Начинается повесть с нового определения скуки, того, что англичане называли «сплином», причем со ссылкой на Нерваля – образ «черного солнца» взят из его стихов. До романтизма скука понималась как болезнь, меланхолия считалась сверхчувствительностью, но романтизм открыл скуку как общее состояние автоматизма, когда ты не можешь вполне отдавать отчет в своих действиях, когда ты все время, как автомат, подчиняешься социальным условностям, и поэтому не способен найти ту точку, в которой оказываешься свободен. Об этом автоматизме потом много размышляли психологи: достаточно указать на синдром Клерамбо-Кандинского – особое психическое расстройство, которое состоит в том, что человеку кажется: его тело и ум действуют помимо него, находятся как бы в заговоре против своего хозяина. Потом внучатый племянник психиатра Виктора Кандинского и племянник художника Василия Кандинского, русско-французский философ Александр Кожев будет рассуждать, что эта скука заложена в самой сердцевине рационализма Декарта, в принятии «я» как автоматически данного тебе, тем самым противопоставляя французскому философу Гегеля – как создателя диалектики свободы.

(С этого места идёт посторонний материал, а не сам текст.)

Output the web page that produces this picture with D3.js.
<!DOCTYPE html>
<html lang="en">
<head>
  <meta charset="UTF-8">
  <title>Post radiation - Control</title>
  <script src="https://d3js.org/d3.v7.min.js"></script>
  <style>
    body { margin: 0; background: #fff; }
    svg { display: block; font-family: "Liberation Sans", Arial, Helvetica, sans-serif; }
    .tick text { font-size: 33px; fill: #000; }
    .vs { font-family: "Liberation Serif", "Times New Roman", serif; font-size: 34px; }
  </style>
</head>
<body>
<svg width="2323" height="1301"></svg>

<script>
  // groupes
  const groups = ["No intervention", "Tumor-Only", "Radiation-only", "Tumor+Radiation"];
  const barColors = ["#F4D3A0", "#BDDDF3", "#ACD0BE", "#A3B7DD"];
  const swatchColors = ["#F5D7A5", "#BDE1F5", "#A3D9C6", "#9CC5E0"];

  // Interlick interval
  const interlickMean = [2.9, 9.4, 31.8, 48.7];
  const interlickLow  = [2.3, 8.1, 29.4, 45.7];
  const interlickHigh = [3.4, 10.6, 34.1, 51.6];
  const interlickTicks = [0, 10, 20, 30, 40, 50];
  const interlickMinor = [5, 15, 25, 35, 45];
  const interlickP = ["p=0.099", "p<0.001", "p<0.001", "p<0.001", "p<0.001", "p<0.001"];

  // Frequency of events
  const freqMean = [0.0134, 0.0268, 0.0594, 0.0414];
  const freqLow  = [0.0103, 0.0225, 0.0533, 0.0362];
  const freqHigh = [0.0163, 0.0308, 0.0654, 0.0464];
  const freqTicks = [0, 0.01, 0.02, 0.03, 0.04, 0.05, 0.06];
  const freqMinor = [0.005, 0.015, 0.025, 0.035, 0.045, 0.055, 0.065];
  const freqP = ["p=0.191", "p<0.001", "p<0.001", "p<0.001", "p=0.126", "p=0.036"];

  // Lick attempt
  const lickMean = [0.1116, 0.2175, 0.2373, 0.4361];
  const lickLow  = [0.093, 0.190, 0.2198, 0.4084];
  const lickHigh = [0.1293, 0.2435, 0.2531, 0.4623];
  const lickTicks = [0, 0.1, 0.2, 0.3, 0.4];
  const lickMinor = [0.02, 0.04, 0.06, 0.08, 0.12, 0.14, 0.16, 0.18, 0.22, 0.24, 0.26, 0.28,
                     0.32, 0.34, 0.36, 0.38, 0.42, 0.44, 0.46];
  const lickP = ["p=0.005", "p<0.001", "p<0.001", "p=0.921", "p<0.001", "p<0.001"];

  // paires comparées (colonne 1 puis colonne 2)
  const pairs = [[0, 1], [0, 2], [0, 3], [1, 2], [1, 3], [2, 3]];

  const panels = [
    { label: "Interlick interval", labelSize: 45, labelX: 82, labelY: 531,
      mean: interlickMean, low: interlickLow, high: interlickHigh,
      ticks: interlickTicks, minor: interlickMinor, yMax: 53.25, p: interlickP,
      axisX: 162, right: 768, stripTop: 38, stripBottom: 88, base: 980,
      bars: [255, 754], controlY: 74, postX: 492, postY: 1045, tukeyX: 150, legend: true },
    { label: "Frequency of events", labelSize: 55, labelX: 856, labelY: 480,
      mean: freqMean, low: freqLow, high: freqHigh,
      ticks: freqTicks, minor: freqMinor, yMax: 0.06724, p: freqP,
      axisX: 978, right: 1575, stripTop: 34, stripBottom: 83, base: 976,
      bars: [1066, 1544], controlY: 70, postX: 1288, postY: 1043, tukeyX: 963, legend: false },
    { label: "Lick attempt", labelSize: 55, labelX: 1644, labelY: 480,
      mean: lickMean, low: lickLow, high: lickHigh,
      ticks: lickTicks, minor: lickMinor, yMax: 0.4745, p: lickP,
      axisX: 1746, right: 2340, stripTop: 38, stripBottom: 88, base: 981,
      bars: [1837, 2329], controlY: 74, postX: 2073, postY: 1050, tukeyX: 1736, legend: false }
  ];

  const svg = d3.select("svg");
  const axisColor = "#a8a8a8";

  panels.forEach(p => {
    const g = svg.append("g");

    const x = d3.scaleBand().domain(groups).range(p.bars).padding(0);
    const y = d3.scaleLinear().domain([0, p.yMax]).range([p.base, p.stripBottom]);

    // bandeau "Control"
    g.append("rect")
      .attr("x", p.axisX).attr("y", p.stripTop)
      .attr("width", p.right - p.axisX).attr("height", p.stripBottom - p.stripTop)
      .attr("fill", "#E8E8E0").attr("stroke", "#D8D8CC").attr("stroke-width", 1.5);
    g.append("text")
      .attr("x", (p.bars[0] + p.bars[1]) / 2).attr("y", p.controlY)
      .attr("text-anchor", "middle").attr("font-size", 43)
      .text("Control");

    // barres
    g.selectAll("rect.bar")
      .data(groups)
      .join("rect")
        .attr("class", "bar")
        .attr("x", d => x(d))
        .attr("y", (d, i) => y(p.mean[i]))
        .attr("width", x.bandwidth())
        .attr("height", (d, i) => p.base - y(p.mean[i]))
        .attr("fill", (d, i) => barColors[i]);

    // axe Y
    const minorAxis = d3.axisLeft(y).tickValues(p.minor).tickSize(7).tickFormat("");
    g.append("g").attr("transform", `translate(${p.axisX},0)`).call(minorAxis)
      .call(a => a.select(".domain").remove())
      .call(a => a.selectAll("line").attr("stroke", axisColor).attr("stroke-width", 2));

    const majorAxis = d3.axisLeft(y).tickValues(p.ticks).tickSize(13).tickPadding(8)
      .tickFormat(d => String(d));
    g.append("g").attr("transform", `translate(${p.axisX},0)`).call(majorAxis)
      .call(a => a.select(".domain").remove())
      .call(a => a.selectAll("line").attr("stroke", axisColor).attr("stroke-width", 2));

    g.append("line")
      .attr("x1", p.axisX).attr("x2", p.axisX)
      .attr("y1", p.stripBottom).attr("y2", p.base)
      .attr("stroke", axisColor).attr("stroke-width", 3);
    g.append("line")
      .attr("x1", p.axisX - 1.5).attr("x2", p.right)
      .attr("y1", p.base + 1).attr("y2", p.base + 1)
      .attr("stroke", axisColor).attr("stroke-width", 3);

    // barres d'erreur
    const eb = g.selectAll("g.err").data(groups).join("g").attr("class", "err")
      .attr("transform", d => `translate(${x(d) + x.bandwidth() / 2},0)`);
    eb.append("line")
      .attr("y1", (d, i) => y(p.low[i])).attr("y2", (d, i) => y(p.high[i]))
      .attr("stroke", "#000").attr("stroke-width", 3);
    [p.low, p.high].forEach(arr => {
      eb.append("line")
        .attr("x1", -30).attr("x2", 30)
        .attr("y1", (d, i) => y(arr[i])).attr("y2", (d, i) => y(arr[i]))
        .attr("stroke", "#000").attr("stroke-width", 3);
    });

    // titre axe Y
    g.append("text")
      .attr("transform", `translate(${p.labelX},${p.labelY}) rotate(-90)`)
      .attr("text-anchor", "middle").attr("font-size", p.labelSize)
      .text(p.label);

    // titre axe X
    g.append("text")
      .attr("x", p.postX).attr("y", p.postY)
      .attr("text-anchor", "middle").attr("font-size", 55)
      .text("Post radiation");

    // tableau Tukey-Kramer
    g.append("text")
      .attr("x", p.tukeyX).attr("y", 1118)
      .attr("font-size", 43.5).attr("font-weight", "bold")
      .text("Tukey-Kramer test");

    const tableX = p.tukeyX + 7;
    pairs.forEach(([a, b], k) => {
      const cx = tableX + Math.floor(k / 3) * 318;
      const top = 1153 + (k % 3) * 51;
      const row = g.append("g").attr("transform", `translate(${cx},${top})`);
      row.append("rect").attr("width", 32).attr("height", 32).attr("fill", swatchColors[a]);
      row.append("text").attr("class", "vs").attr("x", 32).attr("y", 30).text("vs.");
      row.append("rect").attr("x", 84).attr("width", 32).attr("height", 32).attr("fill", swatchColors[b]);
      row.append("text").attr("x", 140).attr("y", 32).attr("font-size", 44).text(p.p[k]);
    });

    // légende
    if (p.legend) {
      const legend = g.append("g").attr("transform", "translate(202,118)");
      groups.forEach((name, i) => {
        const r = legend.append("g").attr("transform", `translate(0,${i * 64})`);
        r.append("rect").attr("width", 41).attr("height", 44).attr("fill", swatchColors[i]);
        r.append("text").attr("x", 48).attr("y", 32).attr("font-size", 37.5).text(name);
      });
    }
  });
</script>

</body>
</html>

Чтобы не пересказывать сюжет, следует заметить только, что служащая завязкой беседа врача и пациента, молодого человека, воспроизводит спор Вольтера и Руссо. Для умирающего влюбленность – это факт культуры, влюбиться в прекрасную аристократку – это и означает стать настоящим наследником мировой культуры со всеми ее формами ухаживания и выражения чувства. Тогда как для врача влюбленность – это дикость, только дикари теряют голову при виде прекрасной женщины, только они начинают сумасбродствовать и выполнять странные ритуалы. Конечно, это иронический взгляд на позиции двух вождей Просвещения: если Вольтер понимал любовь риторически, как тему, вокруг которой можно выстроить прельстительные речи, то для Руссо любовь как раз разрушала всю привычную риторику и становилась только механизмом письма, иначе говоря, тем опосредованным объяснением в любви, которое заставляет забыть о ее природной «дикости». При этом, конечно, Руссо (как прекрасно показал Жак Деррида) не мог отказаться от производства письма, которое уже само, помимо его воли, устанавливало различия между дикостью и цивилизацией, влюбленностью и глубокой любовью. В этом смысле главный герой повести – это, конечно, неудачливый Руссо, который не умеет писать письма, а владеет только языком жестов, но для него разучиться владеть своими жестами – значит разучиться жить.
Посредничество Готье между наследием французского Просвещения и Бодлером, посвятившим Готье свои «Цветы зла», не ограничивается только адаптацией первого. Рычагом, запускающим интригу всей повести, становится богохульное размышление не то автора, не то героя о том, что Всевышний тоже часто скучает, и чтобы развлечься как в водевильном театре, он и создает ситуацию несчастной любви. Такое богохульство встречалось и у Нерваля, например, в его поэтической переработке этюда Жана-Поля Рихтера «Мертвый Христос говорит с высоты мироздания о том, что Бога нет». После этого и оказывается, прямо по словам героя Достоевского, что если Бога нет, то все позволено – хотя, как мы уже сказали, Готье, гоня от себя мрачные мысли, предпочел дать ряд развлекательных до комизма сцен, предопределив тем самым комические голливудские решения главного сюжета книги – обмена телами.